Saturday and Sunday I taught a monotype workshop.  I relied on all of my techniques, tricks and tips to try and help students get the most from the two days. I answered lots of questions from students:  how this might work, what to do about this, that or the other, what size paper to use, any color suggestions? Oh, and one minor melt down.  Watching from my table, I could see her body tense up. She was squinting her eyes, wrinkling her nose and just froze.  Unable to make any decisions of where to go she got stuck, really stuck. She had been having similar issues earlier so I suspected that an intervention was needed. I resorted to one of my teaching tactics to get her moving.  I gave her 5 seconds to pick a tool and a color, counting down the seconds out loud. She had 10 seconds to make a mark, add color or remove ink before she had to put the tool down. Counting quickly, I asked her to make another choice and gave her 10 seconds to get it executed. We went through this together 4 times and then I grabbed the plate. We made a beeline to the press and I reminded her it was only paper, not arms and legs, but that we were going to print it.

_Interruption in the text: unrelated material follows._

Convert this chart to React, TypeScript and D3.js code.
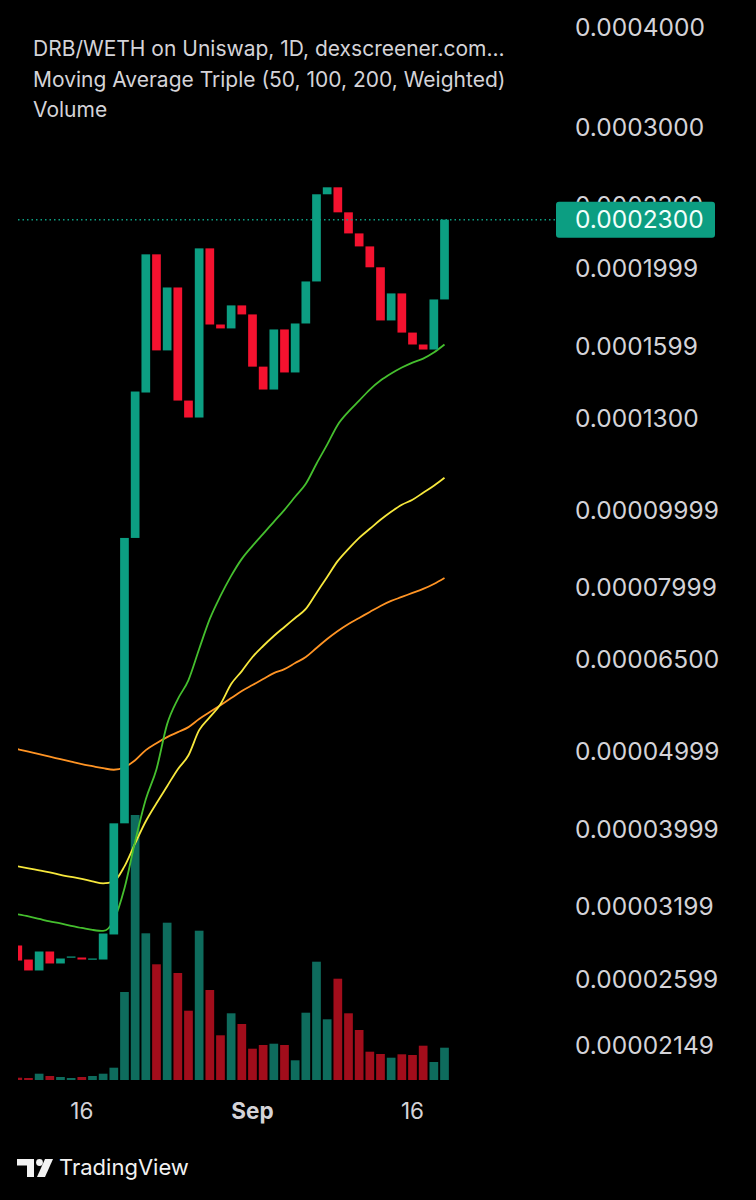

Vapourous Landscape, Monotype, 14x14

When the press was running I talked with her about why she thought she was having a hard time making decisions and working. She bravely told me that in looking around, she was comparing herself to the other students and felt like she was coming up short. The feeling that she wasn’t getting it, that she wasn’t catching on and in her mind making good and interesting work led her to seize up. My heart broke. This is the exact opposite of what I hope students feel in class.  The first thing that came out of my mouth was that comparing yourself to another person creatively is the quickest way to make yourself miserable. This sentiment was echoed by the other students at the press and I think that helped her feel a bit better.  We lifted the felts and pulled the print back from the plate.  She was surprised that it was better than she thought. We talked about it briefly and then went back to her table. We went through the timed exercise again. I told her the surest way to get stuck is to stop moving and that she needed to get up momentum and keep rolling. I could visually see her loosen up and I encouraged her to continue limiting the amount of time between decisions and to just moving forward.

I can’t say that by the end of class everything was hunky-dorey and she felt fabulous about every print she did from then on, but I do think that there was a mental shift that was visible in her work. First off, she produced twice as many prints as she had before which meant two things. One, she wasn’t stuck anymore and two she was learning twice as much as before by making more work. Experimentation became less scary and she was much more willing to say that she was just going to try it and see what happened. Efforts that didn’t work out became tools to use for the next print and she became more deliberate about color palette and composition which resulted in better work. As she stopped comparing, her work improved as did her confidence, which gave her more freedom in her choices and resulted in better work.

The situation reminded me again how true it is, that nothing will make you miserable faster than comparing yourself to others. I was impressed that she felt comfortable enough to express her fears in a class setting, and as always, I learned something too. The situation helped me strengthen my teaching and I was able to help her work through the issue in a constructive and compassionate way. I felt like a pretty good instructor, which is not to say that I am comparing!!